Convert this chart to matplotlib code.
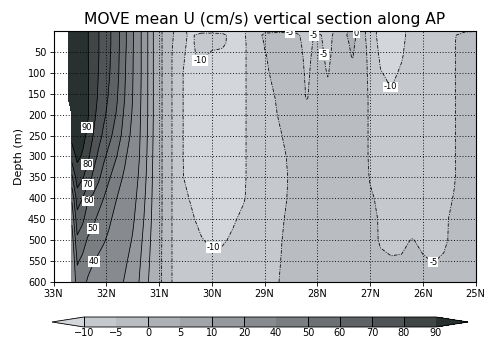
import numpy as np
import matplotlib
matplotlib.use("Agg")
import matplotlib.pyplot as plt
from matplotlib.colors import ListedColormap, BoundaryNorm

# Grid of the section: latitude (deg N) and depth (m)
lats = [32.72, 32.65, 32.55, 32.45, 32.35, 32.25, 32.15, 32.05, 31.95, 31.8,
        31.65, 31.5, 31.35, 31.2, 31.05, 30.9, 30.75, 30.6, 30.4, 30.2,
        30.0, 29.8, 29.6, 29.4, 29.2, 29.0, 28.8, 28.6, 28.4, 28.2,
        28.0, 27.8, 27.6, 27.33, 27.15, 27.0, 26.8, 26.6, 26.4, 26.2,
        26.0, 25.8, 25.6, 25.4, 25.2, 25.0]
depths = [0, 10, 30, 60, 100, 160, 200, 250, 300, 350, 400, 450, 500, 550, 600]

nan = np.nan
# Mean zonal velocity U (cm/s), one list per depth level
u_000 = [96, 100, 102, 97, 90.5, 85, 80.5, 76, 72, 64, 52, 42, 21, 9, 2.5, -1,
         -4, -8.5, -11, -11, -11, -11, -11, -10.5,
         -7.5, -6, -6, -6, -6,
         -7, -6, -6.5, -4, 2, -3.5, -7,
         -12, -13, -11.2, -8, -7, -6.5, -6, -5.5, -5.3, -5.2]
u_010 = [96, 100, 102, 97, 90.5, 85, 80.5, 76, 72, 64, 52, 42, 21, 9, 2.5, -1,
         -4.3, -9, -10.5, -9, -9, -9.3, -11, -10.5,
         -8, -4, -3.5, -3.5, -4,
         -7, -4, -6.5, -3, 2, -3.5, -7,
         -12, -13, -11.2, -8, -7, -7, -6.5, -5.2, -4, -3.8]
u_030 = [96, 100, 102, 97, 90.5, 85, 80.5, 76, 72, 64, 52, 42, 21, 9, 2.5, -1,
         -4.7, -9.3, -10.5, -9, -9.2, -9.5, -11, -10.5,
         -8.5, -4.8, -3.5, -3.2, -3.5,
         -6.5, -3.8, -6.2, -3, 1, -3.5, -6.5,
         -11.5, -12.5, -10.8, -8, -7, -7, -6.5, -5.1, -4, -3.8]
u_060 = [95.5, 99.5, 101.5, 97, 90.5, 85, 80.5, 75.5, 71.5, 63.5, 51.5, 41.5, 21, 9, 2.5, -1,
         -5.1, -9.6, -10.5, -9.5, -10.6, -10.8, -11, -10.5,
         -8.5, -5.3, -3.8, -3, -3.2,
         -6, -3.6, -5.8, -3, 0.3, -3.5, -6,
         -10.8, -11.8, -10.3, -8, -7, -7, -6.5, -5.1, -4, -3.8]
u_100 = [95, 99, 101, 97, 91, 85, 80, 75, 71, 63, 51, 41, 21, 9, 2.5, -1,
         -5.1, -9.6, -11, -11, -11.2, -11.2, -11, -10.5,
         -8.5, -5.8, -4, -3, -3,
         -5.6, -3.5, -5.2, -3, -2, -3.5, -5.8,
         -9.8, -10.8, -9.5, -7.5, -7, -7, -6.5, -5.1, -4, -3.8]
u_160 = [93, 97, 100, 96, 91, 84, 79, 74, 69, 61, 50, 40, 20.5, 9, 2.5, -1,
         -5.1, -9.6, -11, -11, -11.2, -11.2, -11, -10.5,
         -8.5, -6.5, -5, -3.2, -3,
         -5.2, -3.4, -4, -3, -2.5, -3.5, -5.5,
         -8.5, -9.5, -8.5, -7.5, -7, -7, -6.5, -5.1, -4, -3.8]
u_200 = [nan, 96, 98, 95, 91, 83, 77, 72, 67, 59, 48, 39, 20, 9, 2.5, -1,
         -5.1, -9.6, -11, -11, -11.2, -11.2, -11, -10.5,
         -8.5, -7, -5.4, -3.5, -3,
         -3.5, -3.3, -3.5, -3, -2.8, -3.5, -5.5,
         -8, -8.5, -8, -7.5, -7, -7, -6.5, -5.1, -4, -3.8]
u_250 = [nan, 93, 96, 93, 88, 80, 74, 68, 63, 55, 46, 37, 19, 8.5, 2.5, -1,
         -5.1, -9.6, -11, -11, -11.2, -11.2, -11, -10.5,
         -8.5, -7.2, -6, -4.5, -3,
         -3, -3.3, -3, -3, -2.8, -3.5, -5.5,
         -7.5, -8, -8, -7.5, -7, -7, -6.5, -5.1, -4, -3.8]
u_300 = [nan, 85, 92, 89, 82, 75, 68, 62, 57, 50, 42, 33, 18, 8, 2.5, -1,
         -5.1, -9.6, -11, -11, -11.2, -11.2, -11, -10.5,
         -8.5, -7.5, -6.5, -5.1, -3.2,
         -3, -3.3, -3, -3, -2.8, -3.5, -5.5,
         -7.5, -8, -8, -7.5, -7, -7, -6.5, -5.1, -4, -3.8]
u_350 = [nan, 68, 85, 81, 75, 68, 62, 56, 51, 45, 38, 29, 16, 7.5, 2.5, -1,
         -5.1, -9.6, -10.8, -11, -11.2, -11.2, -11, -10.5,
         -8.5, -7.5, -6.5, -5.4, -3.5,
         -3, -3.3, -3, -3, -2.8, -3.5, -5.2,
         -7.5, -8, -8, -7.5, -7, -7, -6.5, -5.1, -4, -3.8]
u_400 = [nan, 52, 75, 70, 61, 58, 54, 50, 46, 40, 33, 25, 14, 7, 2.5, -1,
         -5.1, -9, -10.2, -11, -11.2, -11.2, -10.8, -10.3,
         -8.5, -7.5, -6.5, -5.2, -3.5,
         -3, -3.3, -3, -3, -2.8, -3.5, -4.6,
         -5.6, -8, -8, -7.5, -7, -7, -5.5, -4.9, -4, -3.8]
u_450 = [nan, 42, 66, 62, 55, 52, 48, 45, 42, 36, 29, 22, 12.5, 6.5, 2.5, -1,
         -5.1, -8.5, -9.5, -10.8, -11.2, -11.2, -10.4, -9.3,
         -8.5, -7.5, -6.3, -4.8, -3.5,
         -3, -3.3, -3, -3, -2.8, -3.3, -4.2,
         -5.3, -7, -7, -6.5, -6.5, -6.5, -5.3, -4.6, -4, -3.8]
u_500 = [nan, 35, 58, 54, 49, 47, 44, 41, 38, 32, 26, 19, 11, 6, 2.2, -1,
         -5.1, -8.2, -9.2, -9.8, -10.6, -10.4, -9.5, -9,
         -8, -7, -6, -4.5, -3.5,
         -3, -3.3, -3, -3, -2.8, -3.2, -4,
         -5.3, -5.6, -5.4, -4.9, -5.4, -5.5, -5.3, -4.5, -4, -3.8]
u_550 = [nan, 30, 51, 48, 43, 40.5, 38, 36, 33, 28, 22, 16, 10, 5.5, 2, -1,
         -5.1, -8, -9, -9, -9, -9, -9, -8.5,
         -8, -7, -5.8, -4.3, -3.5,
         -3, -3.3, -3, -3, -2.8, -3, -3.8,
         -4.5, -4.8, -4.8, -4.5, -4.8, -5.05, -4.8, -4, -4, -3.8]
u_600 = [nan, 27, 46, 43, 39, 37, 35, 33, 30, 25, 19, 14, 9, 5, 2, -1,
         -5.1, -7.8, -8.5, -8.5, -8.5, -8.5, -8.5, -8.5,
         -8, -7, -5.6, -4, -3.5,
         -3, -3.3, -3, -3, -2.8, -3, -3.7,
         -4, -4, -4, -4, -4, -4, -4, -4, -4, -3.8]

levels = [-10, -5, 0, 5, 10, 20, 40, 50, 60, 70, 80, 90]
shades = ["#d3d6db", "#c5c9ce", "#b9bdc2", "#adb1b6", "#a1a5aa", "#95999d",
          "#878b8f", "#7a7e81", "#6c7073", "#5e6265", "#505457", "#404546",
          "#283030"]
lat_ticks = [33, 32, 31, 30, 29, 28, 27, 26, 25]
lat_labels = ["33N", "32N", "31N", "30N", "29N", "28N", "27N", "26N", "25N"]
depth_ticks = list(range(50, 601, 50))

U = np.array([u_000, u_010, u_030, u_060, u_100, u_160, u_200, u_250,
              u_300, u_350, u_400, u_450, u_500, u_550, u_600], dtype=float)
U = np.ma.masked_invalid(U)

cmap = ListedColormap(shades[1:-1])
cmap.set_under(shades[0])
cmap.set_over(shades[-1])
norm = BoundaryNorm(levels, cmap.N)

fig = plt.figure(figsize=(4.86, 3.38), dpi=100)
ax = fig.add_axes([53.5 / 486, 56 / 338, 422 / 486, 251 / 338])

cf = ax.contourf(lats, depths, U, levels=levels, cmap=cmap, norm=norm,
                 extend="both")

dash = (0, (4.5, 1.8, 1.2, 1.8))
neg_levels = [l for l in levels if l <= 0]
pos_levels = [l for l in levels if l > 0]
cneg = ax.contour(lats, depths, U, levels=neg_levels, colors="black",
                  linewidths=0.55, linestyles=[dash] * len(neg_levels))
cpos = ax.contour(lats, depths, U, levels=pos_levels, colors="black",
                  linewidths=0.55, linestyles="solid")

label_style = dict(fontsize=6, inline=False, fmt="%d", colors="black")
pos_spots = [(32.37, 230), (32.37, 318), (32.37, 366), (32.37, 404),
             (32.27, 471), (32.27, 550)]
neg_spots = [(30.22, 70), (29.97, 520), (26.66, 137), (28.52, 5),
             (28.12, 10), (27.93, 57), (25.81, 555), (27.34, 5)]
texts = list(ax.clabel(cpos, manual=pos_spots, **label_style))
texts += list(ax.clabel(cneg, manual=neg_spots, **label_style))
for t in texts:
    t.set_rotation(0)
    t.set_bbox(dict(facecolor="white", edgecolor="none", pad=0.6))

ax.set_xlim(33, 25)
ax.set_ylim(600, 0)
ax.set_xticks(lat_ticks)
ax.set_xticklabels(lat_labels)
ax.set_yticks(depth_ticks)
ax.tick_params(axis="both", labelsize=7, length=3, width=0.6, pad=2,
               direction="out")
ax.grid(True, color="black", linestyle=(0, (1.2, 2.2)), linewidth=0.6)
ax.set_axisbelow(False)
for s in ax.spines.values():
    s.set_linewidth(0.8)

ax.set_ylabel("Depth (m)", fontsize=8, labelpad=3)
ax.set_title("MOVE mean U (cm/s) vertical section along AP", fontsize=11.2,
             pad=5)

cax = fig.add_axes([52 / 486, 11 / 338, 416 / 486, 10 / 338])
cb = fig.colorbar(cf, cax=cax, orientation="horizontal",
                  extendfrac=32 / 351, ticks=levels)
cb.outline.set_linewidth(0.6)
cb.ax.tick_params(length=0, labelsize=7, pad=1)
for v in [-10, 0, 10, 20, 50, 60, 70, 80, 90]:
    cax.axvline(v, color="black", linewidth=0.7)

fig.savefig("out.png", dpi=100)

★ ★ ★ ★

* Work to complete
Reproduce only the lines from the beginning of the data through the line that contains "500, 550, 600]", both included, and please drop the pictures.

* Solution for this problem
Convert this chart to matplotlib code.
import numpy as np
import matplotlib
matplotlib.use("Agg")
import matplotlib.pyplot as plt
from matplotlib.colors import ListedColormap, BoundaryNorm

# Grid of the section: latitude (deg N) and depth (m)
lats = [32.72, 32.65, 32.55, 32.45, 32.35, 32.25, 32.15, 32.05, 31.95, 31.8,
        31.65, 31.5, 31.35, 31.2, 31.05, 30.9, 30.75, 30.6, 30.4, 30.2,
        30.0, 29.8, 29.6, 29.4, 29.2, 29.0, 28.8, 28.6, 28.4, 28.2,
        28.0, 27.8, 27.6, 27.33, 27.15, 27.0, 26.8, 26.6, 26.4, 26.2,
        26.0, 25.8, 25.6, 25.4, 25.2, 25.0]
depths = [0, 10, 30, 60, 100, 160, 200, 250, 300, 350, 400, 450, 500, 550, 600]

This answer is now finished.